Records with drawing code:
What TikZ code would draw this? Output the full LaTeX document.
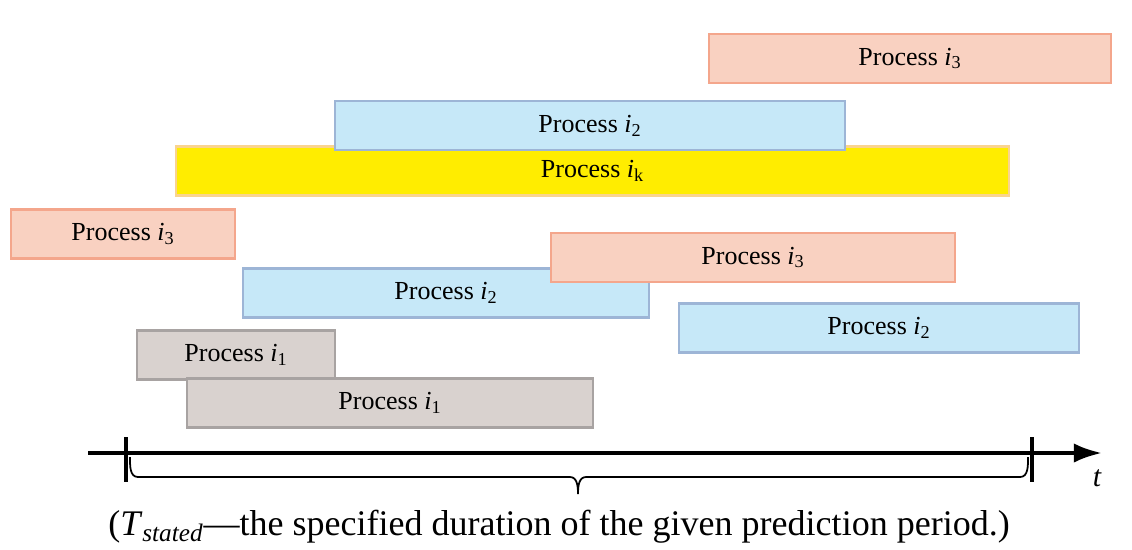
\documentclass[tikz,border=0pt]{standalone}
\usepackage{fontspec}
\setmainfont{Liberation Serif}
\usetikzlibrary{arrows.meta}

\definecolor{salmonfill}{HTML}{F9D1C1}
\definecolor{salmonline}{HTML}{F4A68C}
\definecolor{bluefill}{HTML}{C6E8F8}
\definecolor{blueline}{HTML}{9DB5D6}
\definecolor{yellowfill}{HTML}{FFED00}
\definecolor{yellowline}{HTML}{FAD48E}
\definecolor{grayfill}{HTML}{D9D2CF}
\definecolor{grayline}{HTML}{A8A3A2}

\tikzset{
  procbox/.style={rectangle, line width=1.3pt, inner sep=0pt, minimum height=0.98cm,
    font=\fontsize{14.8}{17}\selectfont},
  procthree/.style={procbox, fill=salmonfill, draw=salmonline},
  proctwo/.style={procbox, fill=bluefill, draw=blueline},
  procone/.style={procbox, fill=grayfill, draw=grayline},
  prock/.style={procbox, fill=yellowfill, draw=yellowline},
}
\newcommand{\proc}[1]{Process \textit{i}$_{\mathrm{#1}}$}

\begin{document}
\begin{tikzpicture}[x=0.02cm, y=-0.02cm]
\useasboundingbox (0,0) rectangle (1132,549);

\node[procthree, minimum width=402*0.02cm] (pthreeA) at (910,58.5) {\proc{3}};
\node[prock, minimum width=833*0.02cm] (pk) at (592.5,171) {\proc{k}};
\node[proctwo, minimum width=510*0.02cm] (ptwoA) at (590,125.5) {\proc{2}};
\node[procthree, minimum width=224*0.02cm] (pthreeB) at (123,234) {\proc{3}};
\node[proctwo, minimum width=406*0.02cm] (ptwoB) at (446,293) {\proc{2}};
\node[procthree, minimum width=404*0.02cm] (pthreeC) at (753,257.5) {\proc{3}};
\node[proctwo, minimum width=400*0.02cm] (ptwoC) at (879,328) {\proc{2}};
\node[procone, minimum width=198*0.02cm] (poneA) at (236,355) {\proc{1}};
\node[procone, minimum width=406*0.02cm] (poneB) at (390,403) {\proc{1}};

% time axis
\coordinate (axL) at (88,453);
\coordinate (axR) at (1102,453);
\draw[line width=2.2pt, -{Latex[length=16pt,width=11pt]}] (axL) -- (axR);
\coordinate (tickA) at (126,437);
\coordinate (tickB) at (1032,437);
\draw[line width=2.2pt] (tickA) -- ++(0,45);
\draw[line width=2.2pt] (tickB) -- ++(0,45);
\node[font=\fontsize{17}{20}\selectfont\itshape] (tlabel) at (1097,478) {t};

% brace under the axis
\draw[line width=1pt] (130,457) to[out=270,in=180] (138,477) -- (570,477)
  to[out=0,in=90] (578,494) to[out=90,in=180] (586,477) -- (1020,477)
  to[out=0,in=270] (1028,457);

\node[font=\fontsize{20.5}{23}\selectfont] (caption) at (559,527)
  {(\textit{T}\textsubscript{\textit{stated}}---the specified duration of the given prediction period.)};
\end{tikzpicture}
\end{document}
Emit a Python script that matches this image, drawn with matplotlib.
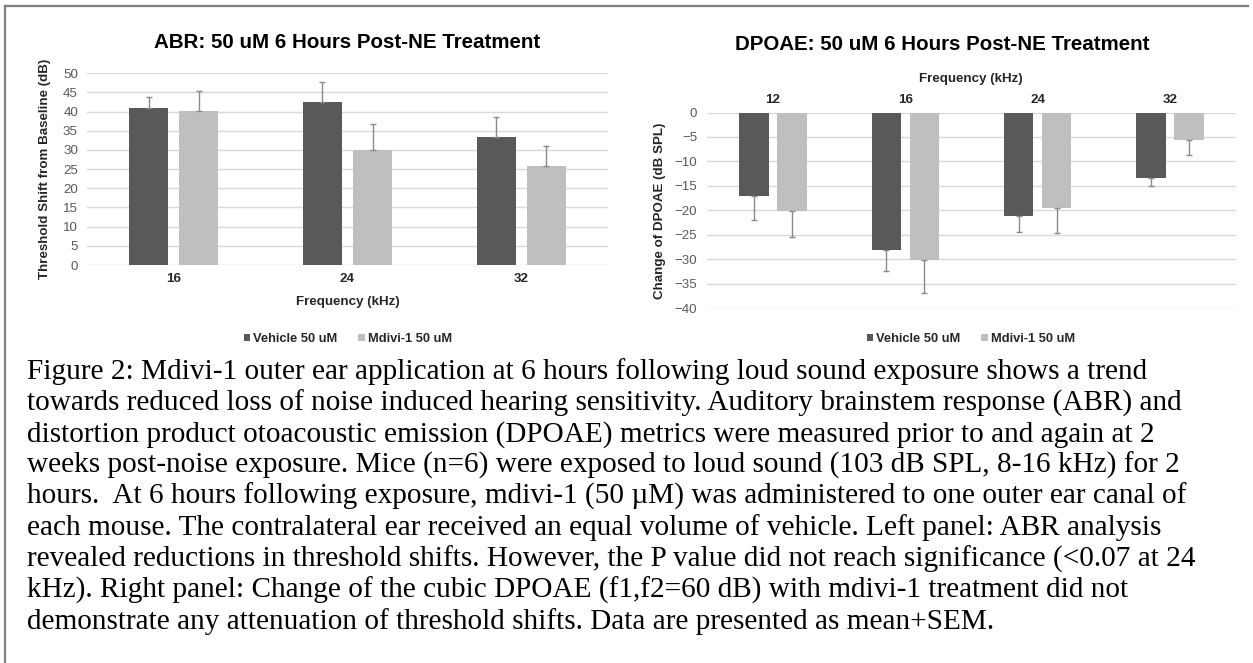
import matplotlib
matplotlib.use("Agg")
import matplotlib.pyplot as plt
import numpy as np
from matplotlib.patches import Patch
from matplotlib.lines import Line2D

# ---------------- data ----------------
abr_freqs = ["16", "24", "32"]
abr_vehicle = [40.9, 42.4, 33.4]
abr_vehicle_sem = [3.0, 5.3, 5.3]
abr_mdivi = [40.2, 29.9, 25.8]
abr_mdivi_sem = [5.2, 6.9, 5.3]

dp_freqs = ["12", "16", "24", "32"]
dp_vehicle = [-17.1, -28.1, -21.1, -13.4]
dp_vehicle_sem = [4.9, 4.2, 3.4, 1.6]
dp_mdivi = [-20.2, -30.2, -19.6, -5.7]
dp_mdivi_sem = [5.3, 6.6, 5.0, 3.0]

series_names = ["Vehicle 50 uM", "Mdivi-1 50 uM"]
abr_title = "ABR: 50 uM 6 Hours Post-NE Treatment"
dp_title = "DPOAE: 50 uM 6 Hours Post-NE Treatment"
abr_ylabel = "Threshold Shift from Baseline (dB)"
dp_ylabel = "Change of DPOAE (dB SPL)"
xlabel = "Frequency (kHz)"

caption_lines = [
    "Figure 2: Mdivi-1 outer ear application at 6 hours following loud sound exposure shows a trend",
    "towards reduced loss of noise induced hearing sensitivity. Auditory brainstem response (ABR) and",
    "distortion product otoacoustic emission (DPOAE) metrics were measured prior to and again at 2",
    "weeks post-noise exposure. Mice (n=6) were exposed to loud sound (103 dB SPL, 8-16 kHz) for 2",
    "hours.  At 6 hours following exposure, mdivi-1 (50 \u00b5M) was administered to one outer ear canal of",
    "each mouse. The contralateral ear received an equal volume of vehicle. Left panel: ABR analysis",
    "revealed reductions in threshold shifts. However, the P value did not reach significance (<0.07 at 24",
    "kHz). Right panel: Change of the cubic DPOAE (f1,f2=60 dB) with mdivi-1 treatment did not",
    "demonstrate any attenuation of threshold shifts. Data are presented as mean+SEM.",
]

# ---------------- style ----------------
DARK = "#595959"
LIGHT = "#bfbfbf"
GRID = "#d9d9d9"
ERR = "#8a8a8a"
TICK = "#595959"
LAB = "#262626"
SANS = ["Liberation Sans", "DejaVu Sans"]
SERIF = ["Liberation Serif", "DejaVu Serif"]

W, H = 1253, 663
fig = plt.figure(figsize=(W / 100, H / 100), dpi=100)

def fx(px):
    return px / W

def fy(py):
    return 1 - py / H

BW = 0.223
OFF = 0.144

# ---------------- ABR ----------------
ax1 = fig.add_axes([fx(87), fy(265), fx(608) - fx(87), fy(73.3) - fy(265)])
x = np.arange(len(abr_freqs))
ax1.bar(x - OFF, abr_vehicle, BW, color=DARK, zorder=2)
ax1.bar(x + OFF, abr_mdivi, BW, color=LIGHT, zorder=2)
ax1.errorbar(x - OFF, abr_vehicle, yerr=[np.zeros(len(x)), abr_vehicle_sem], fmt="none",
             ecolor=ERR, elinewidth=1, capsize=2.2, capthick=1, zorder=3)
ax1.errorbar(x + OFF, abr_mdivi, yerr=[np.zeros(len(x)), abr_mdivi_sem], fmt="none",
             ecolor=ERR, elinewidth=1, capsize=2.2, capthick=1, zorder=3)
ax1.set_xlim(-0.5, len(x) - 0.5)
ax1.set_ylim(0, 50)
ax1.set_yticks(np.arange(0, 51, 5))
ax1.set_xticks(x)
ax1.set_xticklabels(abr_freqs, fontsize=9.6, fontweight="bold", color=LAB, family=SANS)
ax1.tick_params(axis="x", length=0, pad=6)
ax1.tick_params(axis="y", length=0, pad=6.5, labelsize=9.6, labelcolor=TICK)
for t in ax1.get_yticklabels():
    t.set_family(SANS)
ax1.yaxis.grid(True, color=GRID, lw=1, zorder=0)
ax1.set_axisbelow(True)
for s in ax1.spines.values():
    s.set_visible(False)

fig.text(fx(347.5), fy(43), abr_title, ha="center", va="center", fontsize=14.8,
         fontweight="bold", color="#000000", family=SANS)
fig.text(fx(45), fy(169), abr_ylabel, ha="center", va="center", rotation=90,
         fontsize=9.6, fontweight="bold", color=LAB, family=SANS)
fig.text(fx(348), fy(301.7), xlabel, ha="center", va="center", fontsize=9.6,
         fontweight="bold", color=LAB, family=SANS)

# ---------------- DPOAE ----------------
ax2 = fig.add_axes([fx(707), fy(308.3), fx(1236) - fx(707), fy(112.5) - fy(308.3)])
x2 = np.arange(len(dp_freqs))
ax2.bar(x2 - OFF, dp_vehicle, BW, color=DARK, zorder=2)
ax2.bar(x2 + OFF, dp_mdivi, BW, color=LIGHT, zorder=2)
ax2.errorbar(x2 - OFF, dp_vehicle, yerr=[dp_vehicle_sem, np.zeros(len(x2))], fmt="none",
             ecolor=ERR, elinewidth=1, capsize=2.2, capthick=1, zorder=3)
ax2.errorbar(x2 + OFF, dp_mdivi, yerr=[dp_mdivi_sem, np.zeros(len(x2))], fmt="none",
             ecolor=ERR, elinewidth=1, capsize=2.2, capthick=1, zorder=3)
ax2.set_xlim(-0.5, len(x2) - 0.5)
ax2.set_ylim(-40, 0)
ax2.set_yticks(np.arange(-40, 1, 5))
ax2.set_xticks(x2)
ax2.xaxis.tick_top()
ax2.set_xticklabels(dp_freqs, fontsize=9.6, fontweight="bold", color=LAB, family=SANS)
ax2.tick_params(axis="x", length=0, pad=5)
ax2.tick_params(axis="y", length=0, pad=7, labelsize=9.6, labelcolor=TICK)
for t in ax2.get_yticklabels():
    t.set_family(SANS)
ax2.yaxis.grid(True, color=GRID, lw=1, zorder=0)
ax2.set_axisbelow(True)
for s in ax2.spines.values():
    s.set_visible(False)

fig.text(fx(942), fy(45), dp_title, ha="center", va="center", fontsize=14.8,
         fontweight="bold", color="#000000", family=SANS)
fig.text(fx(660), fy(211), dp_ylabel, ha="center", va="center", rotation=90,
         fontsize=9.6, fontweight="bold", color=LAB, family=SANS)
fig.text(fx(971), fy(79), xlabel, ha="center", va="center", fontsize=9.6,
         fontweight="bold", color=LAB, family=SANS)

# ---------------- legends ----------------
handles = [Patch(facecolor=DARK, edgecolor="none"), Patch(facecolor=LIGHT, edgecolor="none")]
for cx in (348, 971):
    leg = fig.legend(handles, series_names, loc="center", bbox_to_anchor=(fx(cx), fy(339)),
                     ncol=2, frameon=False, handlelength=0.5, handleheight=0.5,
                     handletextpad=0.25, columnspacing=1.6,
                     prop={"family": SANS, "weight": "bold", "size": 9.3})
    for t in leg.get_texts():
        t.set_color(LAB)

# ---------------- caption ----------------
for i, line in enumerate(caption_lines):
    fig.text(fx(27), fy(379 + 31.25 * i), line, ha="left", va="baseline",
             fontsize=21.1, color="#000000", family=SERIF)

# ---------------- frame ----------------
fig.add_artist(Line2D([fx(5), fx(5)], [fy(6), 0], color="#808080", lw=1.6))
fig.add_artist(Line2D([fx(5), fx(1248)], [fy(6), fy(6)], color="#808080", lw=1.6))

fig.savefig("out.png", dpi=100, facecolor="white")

*PROBLEM TO SOLVE*
List every line in the records above that contains the word "matplotlib".

*THE ANSWER*
Emit a Python script that matches this image, drawn with matplotlib.
import matplotlib
matplotlib.use("Agg")
import matplotlib.pyplot as plt
from matplotlib.patches import Patch
from matplotlib.lines import Line2D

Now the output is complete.